Я выжил свои двадцать четыре часа и стал совершенно другим человеком. О, не физически, хотя на другое утро, когда меня развязали, я был наполовину парализован и в таком состоянии изнеможения, что только пинками сторожам удалось заставить меня встать на ноги. Но я изменился духовно, морально. Грубая физическая пытка нанесла страшный удар, унизила, оскорбила мою душу и мое чувство справедливости. Из этой первой «пеленки» я вышел с озлоблением и ненавистью, которые только росли в последующие годы. Боже, что эти люди сделали со мной! Двадцать четыре часа в смирительной куртке! В то утро, когда меня пинками подняли на ноги, я не думал, что наступит время, когда двадцать четыре часа пребывания в куртке поистине будут пустяком. Что и после ста часов, проведенных в куртке, меня будут заставать улыбающимся, и что после двухсот сорока часов в куртке та же улыбка будет играть на моих губах!

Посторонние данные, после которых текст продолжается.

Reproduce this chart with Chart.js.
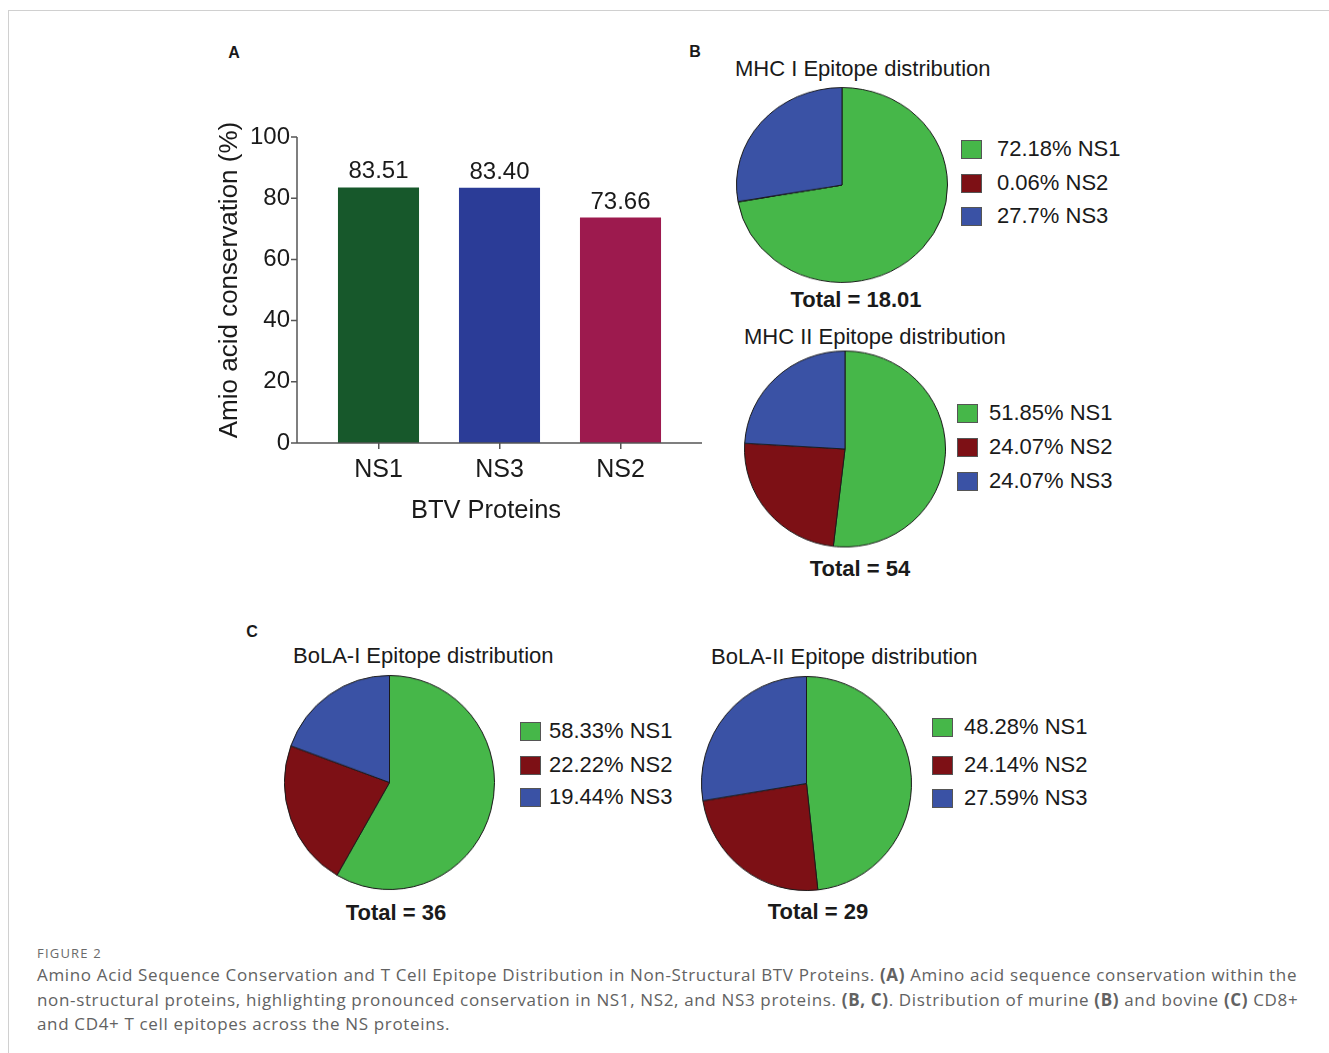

Да, двести сорок часов, дорогой нарядный гражданин, закутанный в свое благополучие, как в вату! Знаете ли вы, что это значит? Это значит — десять дней и десять ночей в смирительной куртке. Разумеется, таких вещей не делают в христианском мире через тысячу девятьсот лет после Рождества Христова. Я не прошу вас верить мне. Я сам этому не верю! Я только з н а ю, что со мной это было сделано в Сан-Квэнтине и что я научился смеяться над палачами и заставил их послать меня на виселицу за то, что я раскровянил нос сторожу.
Я пишу эти строки в тысяча девятьсот тринадцатом году после Рождества Христова, и в этот день, в тысяча девятьсот тринадцатом году после Рождества Христова, люди лежат в смирительных куртках в карцерах Сан-Квэнтина.
Сколько я ни буду жить, сколько жизней мне ни суждено в грядущем, никогда мне не забыть моего расставания с разбойником из Филадельфии в то утро. До этой минуты он провел семьдесят два часа в куртке.
— Что, братец, ты еще жив и брыкаешься? — окликнул он меня, когда меня потащили из моего карцера в коридор.
— Замолчи! — зарычал на него капрал.
— Об этом забудь, — был ответ.
— Я еще доберусь до тебя, Красный, — пригрозил капрал.
— Ты так думаешь? — спросил Красный ласковым тоном, в котором послышались нотки ярости. — Ты, старый бродяга, ничего от меня не добьешься. Ты не мог бы раздобыть себе даже куска хлеба, а не то что должности, которую ты занимаешь, если бы не беда твоего ближнего. Но мы все хорошо знаем, как воняет то место, от которого пошла беда твоих ближних!
Это было великолепно — присутствие духа в человеке, доходящее до крайнего бесстрашия, несмотря на все страдания и пытки, соединенные с этой зверской системой.
— Прощай, братец, — обратился он ко мне. — Веди себя хорошо и люби смотрителей. Скажи им, что ты меня видел, но что я не сдрейфил!
Капрал побагровел от гнева, и мне за шутку Красного досталось несколько пинков и тумаков.